Every part of the processor serves an important function, but on their own, they can do nothing. Each one requires control signals to trigger operation, and uses buses on which all traffic must be managed to avoid collisions. For these various parts to act together as a general purpose processor, they need to be coordinated to perform tasks specified in code. The circuit that orchestrates the operation of the entire processor is called the control unit. It reads and interprets instruction opcodes, keeps data in the correct registers, sends information to processor subsystems to be used, and manages the internal buses at all times.
Design
Regrettably, the control unit has seen the least design work of the systems in my processor design. This is because its behavior is contingent on the specifications of every other subsystem, and is bound to be quite complex. There are multiple ways to go about marshaling these resources; I will explain several aspects of control unit design which I am sure my completed processor will feature. I will also mention some aspects of instruction set design, another important driver of control unit behavior.
Instruction Set
A processor's instruction set is its interface with the world, particularly the humans who write programs for it to execute. There are several paradigms used to devise instructions; I aim for simplicity. With a sixteen bit word width, 65536 distinct instructions are possible, but this would be far too many to deal with, and wildly unnecessary. A limited set of instructions may be used in software to achieve any desired computation.

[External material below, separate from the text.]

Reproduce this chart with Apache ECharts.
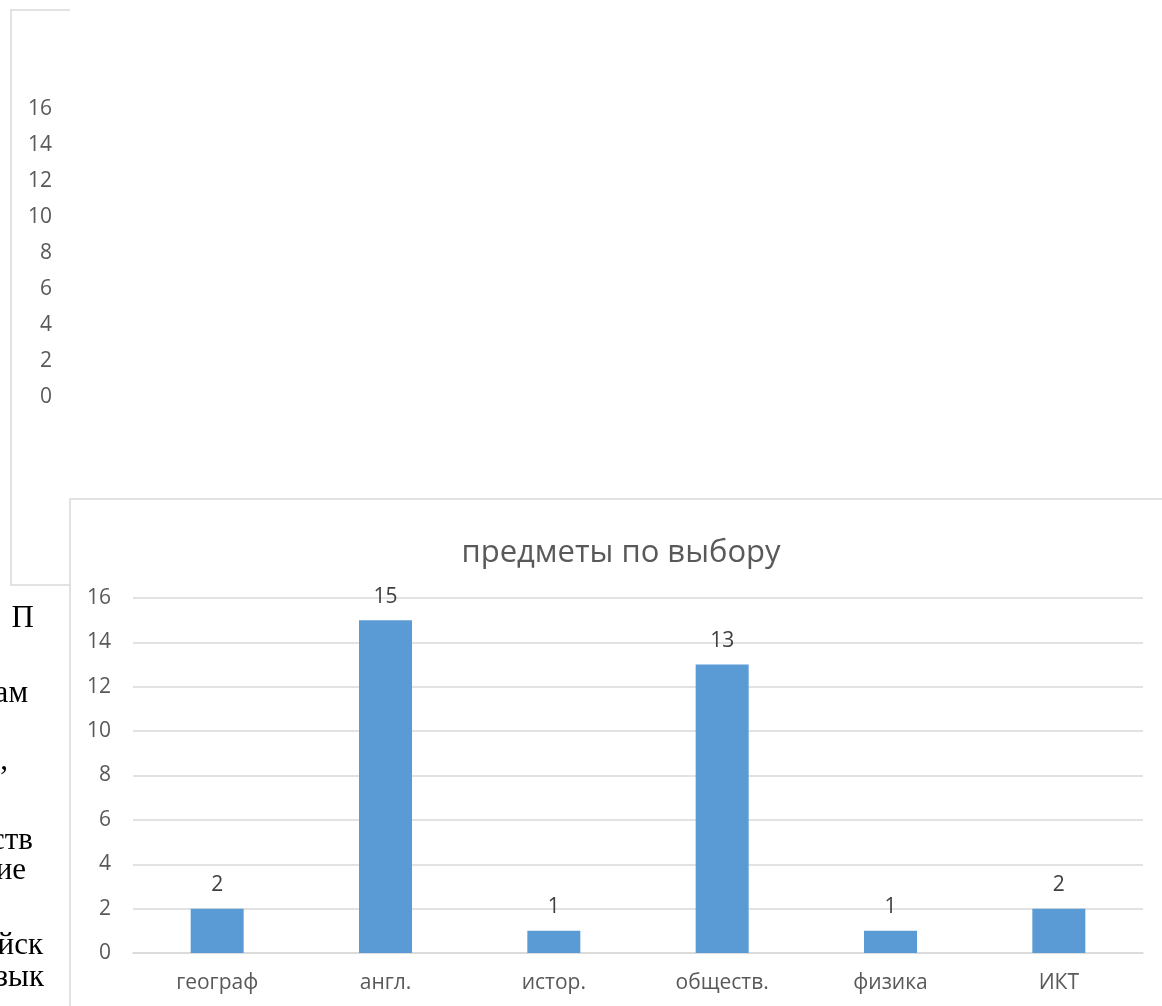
<!DOCTYPE html>
<html>
<head>
<meta charset="utf-8">
<title>предметы по выбору</title>
<script src="https://cdn.jsdelivr.net/npm/echarts@6/dist/echarts.min.js"></script>
<style>
    html, body { margin: 0; padding: 0; background: #fff; }
    #main { width: 1162px; height: 1006px; }
</style>
</head>
<body>
<div id="main"></div>
<script type="text/javascript">
    // данные диаграммы
    var subjects = ['географ', 'англ.', 'истор.', 'обществ.', 'физика', 'ИКТ'];
    var pupils = [2, 15, 1, 13, 1, 2];
    var axisMax = 16, axisStep = 2;
    // обрезанные куски текста документа слева (правый край, низ строки)
    var fragments = ['П', 'ам', ',', 'ств', 'ие', 'йск', 'зык'];
    var fragPos = [[34, 634], [28, 709], [8, 776], [33, 856], [26, 886], [43, 961], [44, 993]];

    var font = "'Open Sans', sans-serif";
    var grey = '#595959';
    var lineGrey = '#d9d9d9';

    var graphics = [
        // рамка диаграммы позади
        {
            type: 'polyline',
            shape: { points: [[70, 10], [11, 10], [11, 585], [70, 585]] },
            style: { stroke: lineGrey, lineWidth: 1.5, fill: null }
        },
        // рамка основной диаграммы
        {
            type: 'rect',
            shape: { x: 70, y: 499, width: 1200, height: 600 },
            style: { stroke: lineGrey, lineWidth: 1.5, fill: null }
        }
    ];
    fragments.forEach(function (t, i) {
        graphics.push({
            type: 'text',
            x: fragPos[i][0],
            y: fragPos[i][1],
            style: {
                text: t,
                font: "31px 'Liberation Serif', 'Times New Roman', serif",
                fill: '#000',
                textAlign: 'right',
                textVerticalAlign: 'bottom'
            }
        });
    });

    var myChart = echarts.init(document.getElementById('main'));
    var option = {
        animation: false,
        backgroundColor: '#fff',
        textStyle: { fontFamily: font },
        title: {
            text: 'предметы по выбору',
            left: 616,
            textAlign: 'center',
            top: 533,
            textStyle: { fontFamily: font, fontSize: 31, fontWeight: 'normal', color: grey }
        },
        graphic: graphics,
        grid: [
            { left: 133, right: 19, top: 598, bottom: 53 },
            { left: 60, width: 10, top: 109, bottom: 609 }
        ],
        xAxis: [
            {
                type: 'category',
                gridIndex: 0,
                data: subjects,
                axisLine: { lineStyle: { color: lineGrey, width: 1.5 } },
                axisTick: { show: false },
                axisLabel: { color: grey, fontSize: 21, fontFamily: font, margin: 20 }
            },
            {
                type: 'category',
                gridIndex: 1,
                data: [''],
                show: false
            }
        ],
        yAxis: [
            {
                type: 'value',
                gridIndex: 0,
                min: 0,
                max: axisMax,
                interval: axisStep,
                axisLine: { show: false },
                axisTick: { show: false },
                splitLine: { lineStyle: { color: lineGrey, width: 1.5 } },
                axisLabel: { color: grey, fontSize: 21, fontFamily: font, margin: 22 }
            },
            {
                type: 'value',
                gridIndex: 1,
                min: 0,
                max: axisMax,
                interval: axisStep,
                axisLine: { show: false },
                axisTick: { show: false },
                splitLine: { show: false },
                axisLabel: { color: grey, fontSize: 21, fontFamily: font, margin: 8 }
            }
        ],
        series: [
            {
                name: 'предметы по выбору',
                type: 'bar',
                xAxisIndex: 0,
                yAxisIndex: 0,
                data: pupils,
                barWidth: 53,
                itemStyle: { color: '#5b9bd5' },
                label: {
                    show: true,
                    position: 'top',
                    distance: 13,
                    color: '#404040',
                    fontSize: 21,
                    fontFamily: font
                }
            }
        ]
    };
    myChart.setOption(option);
</script>
</body>
</html>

The core instructions are load, write, move, add, subtract, logical operations, no operation, and branch. Other instructions enabled by the design include jump to subroutine, return from subroutine, and multiply. Nearly all of these instructions come in numerous variations, so there may be several dozen distinct instructions in total. Most also require arguments that indicate where to find the operands, which will be registers within the processor in most cases. Information about which registers to use could easily be conveyed in the instruction word itself.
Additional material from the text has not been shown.